TATUM: We literally sat there for…a couple of long takes during certain scenes where we were just throwing stuff out and people were throwing out stuff off camera. We were doing like a whole riff about what we looked like…I’ve never done that, in a drama you don’t really do that and you can’t riff on a scene. It’s so cool that you can do that in comedies.
CW: Speaking of photos, the scene you guys were just talking about, are they really photos of you as a kid?
HILL: Yeah, they are. We’re making fun of my mum a lot in this. Yeah, my parents are like the nicest people in the world, but my mum is super out there. She thinks I’m the greatest person, and my siblings, are the greatest people in the entire world and I guess felt so much so that she needed real glamour shots of them as four year olds.
TATUM: She treats them like…they’re Mona Lisa. Just won’t let anybody breathe on them.
HILL: They were all individual. There’s one of me and my brother and me that she got airbrushed and blown up that’s like the size of this wall. She’s a sick person. I said ‘Mum, if you’re going to put me through this, I’m at least going to get to use it for comedy. I had years of my friends making fun of that when they would come over to my house.
TATUM: The only thing that makes it not creepy is how much she loves you.
HILL: She’s truly not weird. She doesn’t mean to be weird.
TATUM: Someone that didn’t love someone that did that would be weird…
HILL: They’re not for anyone else besides her! She’s not like a creep, she just wants to by her beautiful children.
TATUM: She literally has the biggest heart I’ve ever seen.
HILL: She just loves her kids.
JD: Hey guys, last question. You’ve been in various projects, with John C. Reilly in Cyrus and How to Train Your Dragon…
HILL: I trained it.
JD: What is the most rewarding project you’ve worked on lately?
HILL: I’d say this one and Moneyball the past year. These two movies to come out a couple of months apart from one another. [Counts] Wow, six months. That’s crazy, six months apart from each other. These two movies are movies I’m really proud of. I just want to keep making movies anyway. It’s a perfect example of what I want to do in the comedy world, and what I want to do in the drama world. To come out so close together is like a perfect example of what I want out of my career.

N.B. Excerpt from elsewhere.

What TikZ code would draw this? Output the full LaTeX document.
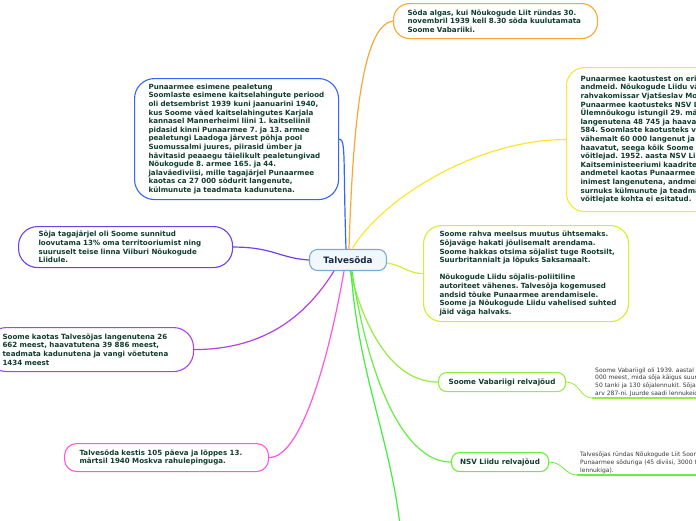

TATUM: Magic Mike. It’s something that we totally generated ourselves. I’ll always do movies where you’ll jump into a character somebody else has created and be an actor for hire, but it’s just been so special in a way to start it and build it yourself. Then we did something in a way that’s not taboo, but it’s not done a lot. Soderbergh…and I financed it ourselves. We paid for the movie, we put our own skin in the game. We wanted to make it in a way that nobody else could effect what the outcome of the film was. That doesn’t ever happen. Very rarely can you ever make a movie, and not have it be compromised because of what the studios are telling you to do to make money. It’s been odd and kind of interesting do that and have a bunch of different hats on, but it’s just been my favourite thing in the world because we have so much freedom.